On a regular basis for a few years, I have seen more NGO’s and INGO’s vacancy advertisements (and the largest sized ones too) in Nepal than any business has. I have hardly seen any of my friends in NGO sector find a problem finding another job in the NGO sector. Also my perception is that the NGO sector seem to have a smoother job transition than the private sectors.
On a side-note: for those entrepreneurs amongst you, how about catering your products and services to the deep pocket non profits -INGOs and multi lateral agencies. They are excellent customers with deeper pockets and more will to spend than many private firms, in Kathmandu!
What do you think ?
come to think about it… for an software development firm like ours, this past 6 months been quite an experience.
- “survived a 16 hours a day without (grid) electricity, operating an IT firm “
- “made it through getting drinking water supplies from taps that open for 1 hour every 4 days” “
- “everything and everybody is at least 15% to 30% more expensive since 6 months ago”
- “taking 3 to 6 months to find/hire a single web developer”
- “having one of the most expensive internet service in the world and the most unreliable mobile services”
- ” going through almost every single day a political strikes, city shutdowns and road stoppages for the last 6 months” (see www.nepalbandh.com for proofs)
As an entrepreneur I say , this has been quite a bountiful experience for me and made me into “a guerilla crisis management expert” .
“If I survived this, I can now survive anything.”
I bet a lot of the entrepreneurs here in Nepal can now be classified as” a crisis management expert” ,
Maybe its time to market that skill set too in your resume, if you ever needed to.
In the last year or so, real estate in Kathmandu has skyrocketed.
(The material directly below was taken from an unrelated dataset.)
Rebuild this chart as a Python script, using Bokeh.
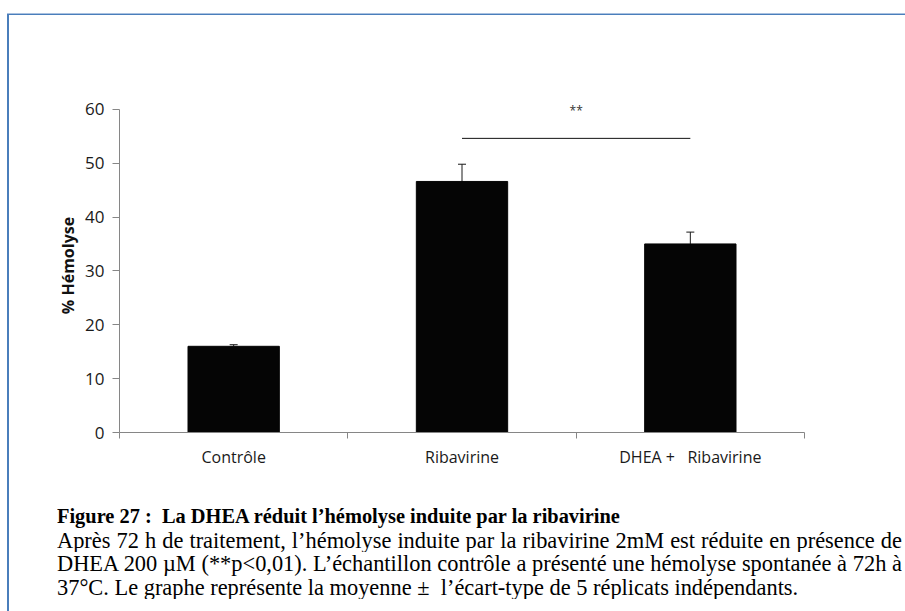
from bokeh.plotting import figure
from bokeh.models import Range1d, FixedTicker, Whisker, TeeHead, ColumnDataSource, Div
from bokeh.layouts import column, row
from bokeh.core.properties import value
from bokeh.embed import file_html
from bokeh.resources import INLINE

# ---- data ----
categories = ["Contrôle", "Ribavirine", "DHEA +\u00a0\u00a0 Ribavirine"]
means = [16.0, 46.6, 35.0]
sds = [0.3, 3.2, 2.2]
y_ticks = [0, 10, 20, 30, 40, 50, 60]
sig_pair = [1, 2]
sig_line_y = 54.6
sig_text = "**"
sig_text_y = 59.8

caption_title = "Figure 27 :\u00a0 La DHEA réduit l’hémolyse induite par la ribavirine"
caption_lines = [
    "Après 72 h de traitement, l’hémolyse induite par la ribavirine 2mM est réduite en présence de",
    "DHEA 200 µM (**p&lt;0,01). L’échantillon contrôle a présenté une hémolyse spontanée à 72h à",
    "37°C. Le graphe représente la moyenne ±&nbsp; l’écart-type de 5 réplicats indépendants.",
]

xs = [i + 0.5 for i in range(len(categories))]
upper = [m + s for m, s in zip(means, sds)]
src = ColumnDataSource(dict(x=xs, top=means, upper=upper))

AXIS = "#868686"
FONT = "Open Sans"
BLUE = "#4a7ebb"

p = figure(width=878, height=460, x_range=Range1d(0, len(categories)),
           y_range=Range1d(0, 62), output_backend="svg", toolbar_location=None,
           min_border_left=110, min_border_right=83, min_border_top=83,
           min_border_bottom=43)
p.outline_line_color = None
p.grid.visible = False
p.background_fill_color = "white"
p.border_fill_color = "white"

p.vbar(x="x", top="top", bottom=0, width=0.4, source=src,
       fill_color="#050505", line_color="#050505")

w = Whisker(source=src, base="x", lower="top", upper="upper",
            lower_head=None, upper_head=TeeHead(size=8, line_color="#1a1a1a", line_width=1),
            line_color="#1a1a1a", line_width=1)
p.add_layout(w)

x0 = xs[sig_pair[0]]
x1 = xs[sig_pair[1]]
p.segment(x0=[x0], x1=[x1], y0=[sig_line_y], y1=[sig_line_y], line_color="#111111", line_width=1)
p.text(x=[(x0 + x1) / 2], y=[sig_text_y], text=[sig_text], text_align="center",
       text_baseline="middle", text_font_size="12px", text_font=value(FONT), text_color="#333333")

# x axis
xa = p.xaxis[0]
xa.ticker = FixedTicker(ticks=xs, minor_ticks=list(range(len(categories) + 1)))
xa.major_label_overrides = {x: c for x, c in zip(xs, categories)}
xa.major_tick_line_color = None
xa.major_tick_out = 0
xa.major_tick_in = 0
xa.minor_tick_out = 6
xa.minor_tick_in = 0
xa.minor_tick_line_color = AXIS
xa.axis_line_color = AXIS
xa.major_label_standoff = 7
xa.major_label_text_font = FONT
xa.major_label_text_font_size = "16px"
xa.major_label_text_color = "#1a1a1a"

# y axis
ya = p.yaxis[0]
ya.ticker = FixedTicker(ticks=y_ticks, minor_ticks=[])
ya.bounds = (0, 60)
ya.major_tick_out = 7
ya.major_tick_in = 0
ya.major_tick_line_color = AXIS
ya.axis_line_color = AXIS
ya.minor_tick_line_color = None
ya.major_label_standoff = 8
ya.major_label_text_font = FONT
ya.major_label_text_font_size = "17px"
ya.major_label_text_color = "#1a1a1a"
ya.axis_label = "% Hémolyse"
ya.axis_label_text_font = FONT
ya.axis_label_text_font_style = "bold"
ya.axis_label_text_font_size = "16px"
ya.axis_label_text_color = "#111111"
ya.axis_label_standoff = 3

line_style = "height:23.5px; line-height:23.5px; overflow:hidden;"
caption_html = (
    "<div style=\"font-family:'Liberation Serif'; color:#000; padding-top:30px; padding-left:48px;\">"
    f"<div style=\"{line_style} font-size:20.4px; font-weight:bold; white-space:nowrap;\">{caption_title}</div>"
    f"<div style=\"{line_style} font-size:22.4px; width:845px; text-align:justify; text-align-last:justify;\">{caption_lines[0]}</div>"
    f"<div style=\"{line_style} font-size:22.4px; width:845px; text-align:justify; text-align-last:justify;\">{caption_lines[1]}</div>"
    f"<div style=\"{line_style} font-size:22.4px; white-space:nowrap;\">{caption_lines[2]}</div>"
    "</div>"
)
cap = Div(text=caption_html, width=878, height=130, margin=0)

top_line = Div(text="", width=898, height=2, margin=0,
               styles={"background-color": BLUE, "border-top": "1px solid #a9c1e0",
                       "box-sizing": "border-box"})
left_line = Div(text="", width=2, height=596, margin=0, styles={"background-color": BLUE})

layout = column(top_line, row(left_line, column(p, cap, spacing=0), spacing=0), spacing=0,
                styles={"margin-top": "13px", "margin-left": "7px"})

open("out.html", "w").write(file_html(layout, INLINE))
In some places by 100 to 200%. the speculation about its sustainability is a much asked question.
And a certain banker reasons with me:
“the real estate in Kathmandu valley is pretty much stable and will not collapse in the near future.”
His reasoning: If politics gets worse and uncertainties arise, everyone is pouring into the safe Kathmandu valley (the only place of seemingly stability in Nepal) which in turn has a limited area because of it being a valley thus the prices will never crash. (but they might still go up)
If the situation of the country gets better, people will afford more and be able to purchase land at a premium value. and Kathmandu benefits from that being the commercial and political hub.
he concludes: “either way, investing in real estate in Kathmandu is a win win situation.”